Palm Sunday 151 Years Ago

Sunday, March 20, AD 2016

 

 

It is poor business measuring the mouldered ramparts and counting the silent guns, marking the deserted battlefields and decorating the grassy graves, unless we can learn from it some nobler lesson than to destroy.  Men write of this, as of other wars, as if the only thing necessary to be impressed upon the rising generation were the virtue of physical courage and contempt of death.  It seems to me that is the last thing we need to teach;  for since the days of John Smith in Virginia and the men of the Mayflower in Massachusetts, no generation of Americans has shown any lack of it.  From Louisburg to Petersburg-a hundred and twenty years, the full span of four generations-they have stood to their guns and been shot down in greater comparative numbers than any other race on earth.  In the war of secession there was not a State, not a county, probably not a town, between the great lakes and the gulf, that was not represented on fields where all that men could do with powder and steel was done and valor exhibited at its highest pitch…There is not the slightest necessity for lauding American bravery or impressing it upon American youth.  But there is the gravest necessity for teaching them respect for law, and reverence for human life, and regard for the rights of their fellow country-men, and all that is significant in the history of our country…These are simple lessons, yet they are not taught in a day, and some who we call educated go through life without mastering them at all.
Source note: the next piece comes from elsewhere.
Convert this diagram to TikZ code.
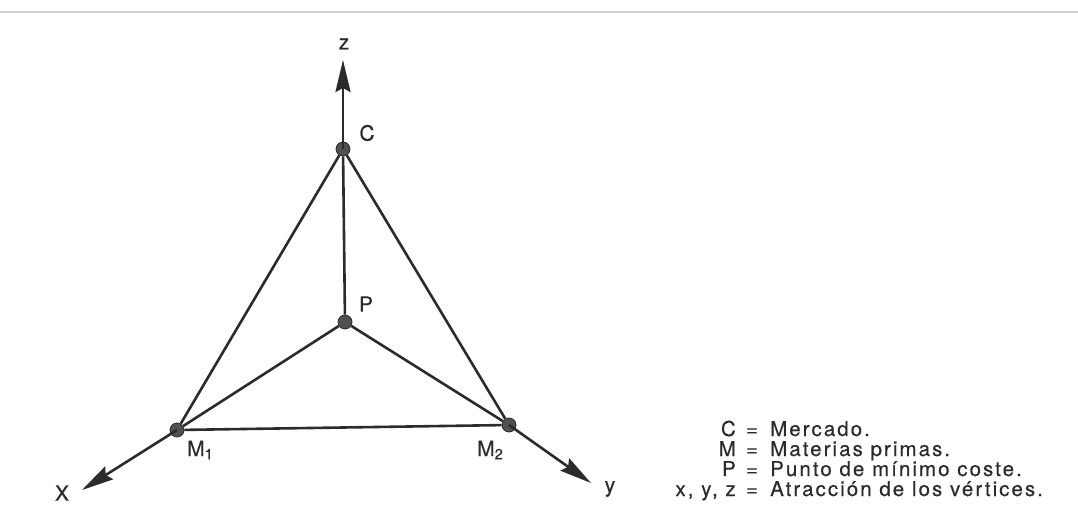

Rossiter Johnson, Campfire and Battlefield, 1884

 

 

 

I have always thought it appropriate that the national nightmare we call the Civil War ended during Holy Week 1865.  Two remarkably decent men, Robert E. Lee and Ulysses S. Grant, began the process of healing so desperately needed for America on Palm Sunday, April 9, 1865 at Appomattox.  We take their decency for granted, but it is the exception and not the rule for the aftermath of civil wars in history.  The usual course would have been unremitting vengeance by the victors, and sullen rage by the defeated, perhaps eventually breaking out in guerilla war.  The end of the Civil War could so very easily have been the beginning of a cycle of unending war between north and south.  Instead, both Grant and Lee acted to make certain as far as they could that the fratricidal war that had just concluded would not be repeated.  All Americans owe those two men a large debt for their actions at Appomattox.
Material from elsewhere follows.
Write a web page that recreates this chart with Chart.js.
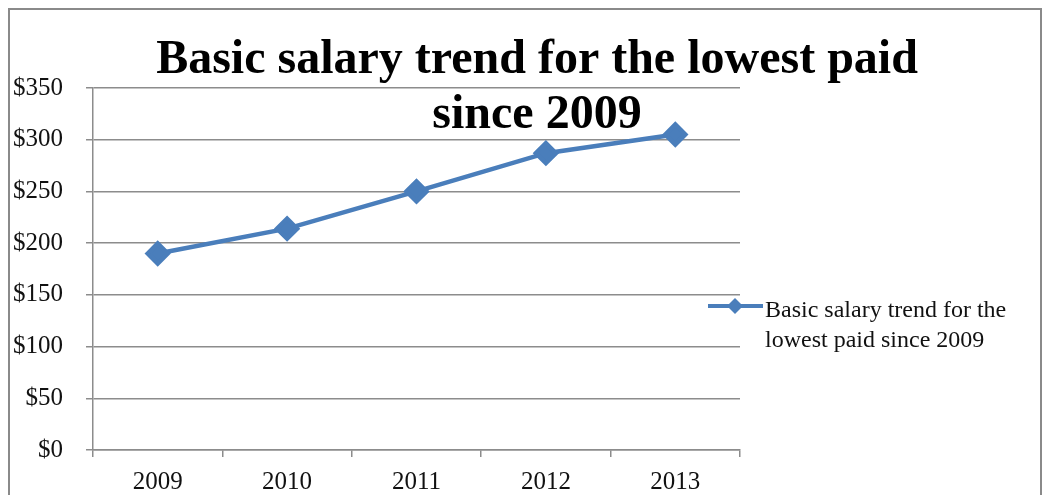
<!DOCTYPE html>
<html lang="en">
<head>
    <meta charset="UTF-8">
    <title>Basic salary trend</title>
    <script src="https://cdn.jsdelivr.net/npm/chart.js"></script>
    <style>
        body { margin: 0; background: #fff; }
        #wrap { position: relative; width: 1054px; height: 495px; overflow: hidden; }
        #frame { position: absolute; left: 8px; top: 8px; width: 1030px; height: 520px; border: 2px solid #8a8a8a; }
        canvas { position: absolute; left: 0; top: 0; }
    </style>
</head>
<body>
<div id="wrap">
    <div id="frame"></div>
    <canvas id="chart" width="1054" height="495"></canvas>
</div>
<script>
    const years = ['2009', '2010', '2011', '2012', '2013'];
    const salary = [190, 214, 250, 287, 305];
    const seriesName = 'Basic salary trend for the lowest paid since 2009';
    const titleLines = ['Basic salary trend for the lowest paid', 'since 2009'];
    const legendLines = ['Basic salary trend for the', 'lowest paid since 2009'];

    const blue = '#4a7ebb';
    const grey = '#8c8c8c';
    const serif = '"Liberation Serif", "Times New Roman", serif';

    // title sits over the plot, legend to the right, like the Excel original
    const overlay = {
        id: 'overlay',
        afterDraw(chart) {
            const c = chart.ctx;
            c.save();
            c.fillStyle = '#000';
            c.font = 'bold 48px ' + serif;
            c.textAlign = 'center';
            c.textBaseline = 'alphabetic';
            c.fillText(titleLines[0], 537, 73);
            c.fillText(titleLines[1], 537, 128);

            // legend
            const ly = 306;
            c.strokeStyle = blue;
            c.lineWidth = 4;
            c.beginPath();
            c.moveTo(708, ly);
            c.lineTo(763, ly);
            c.stroke();
            c.fillStyle = blue;
            c.beginPath();
            c.moveTo(735, ly - 8);
            c.lineTo(743, ly);
            c.lineTo(735, ly + 8);
            c.lineTo(727, ly);
            c.closePath();
            c.fill();
            c.fillStyle = '#111';
            c.font = '24px ' + serif;
            c.textAlign = 'left';
            c.textBaseline = 'alphabetic';
            c.fillText(legendLines[0], 765, ly + 11);
            c.fillText(legendLines[1], 765, ly + 41);
            c.restore();
        }
    };

    new Chart(document.getElementById('chart'), {
        type: 'line',
        data: {
            labels: years,
            datasets: [{
                label: seriesName,
                data: salary,
                borderColor: blue,
                backgroundColor: blue,
                borderWidth: 4.5,
                pointStyle: 'rectRot',
                pointRadius: 10,
                pointHoverRadius: 10,
                fill: false,
                tension: 0
            }]
        },
        options: {
            responsive: false,
            animation: false,
            events: [],
            layout: { padding: { left: 0, right: 314, top: 88, bottom: 0 } },
            plugins: { legend: { display: false }, title: { display: false }, tooltip: { enabled: false } },
            scales: {
                x: {
                    offset: true,
                    grid: { offset: true, drawOnChartArea: false, drawTicks: true, tickLength: 7, color: grey, lineWidth: 1.5 },
                    border: { color: grey, width: 1.5 },
                    ticks: { color: '#111', font: { family: serif, size: 25 }, padding: 10 },
                    afterFit(s) { s.height = 45; }
                },
                y: {
                    min: 0, max: 350,
                    grid: { color: grey, lineWidth: 1.5, tickLength: 7 },
                    border: { color: grey, width: 1.5 },
                    ticks: {
                        stepSize: 50,
                        color: '#111',
                        font: { family: serif, size: 25 },
                        padding: 23,
                        callback: v => '$' + v
                    },
                    afterFit(s) { s.width = 93; }
                }
            }
        },
        plugins: [overlay]
    });
</script>
</body>
</html>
Grant in his memoirs wrote, “When Lee and I separated he went back to his lines and I returned to the house of Mr. McLean. Here the officers of both armies came in great numbers, and seemed to enjoy the meeting as much as though they had been friends separated for a long time while fighting battles under the same flag.”

Lee so appreciated the generosity of the terms of surrender given by Grant, that for the remainder of his life he would never allow a word of denigration about Grant to be spoken in his presence.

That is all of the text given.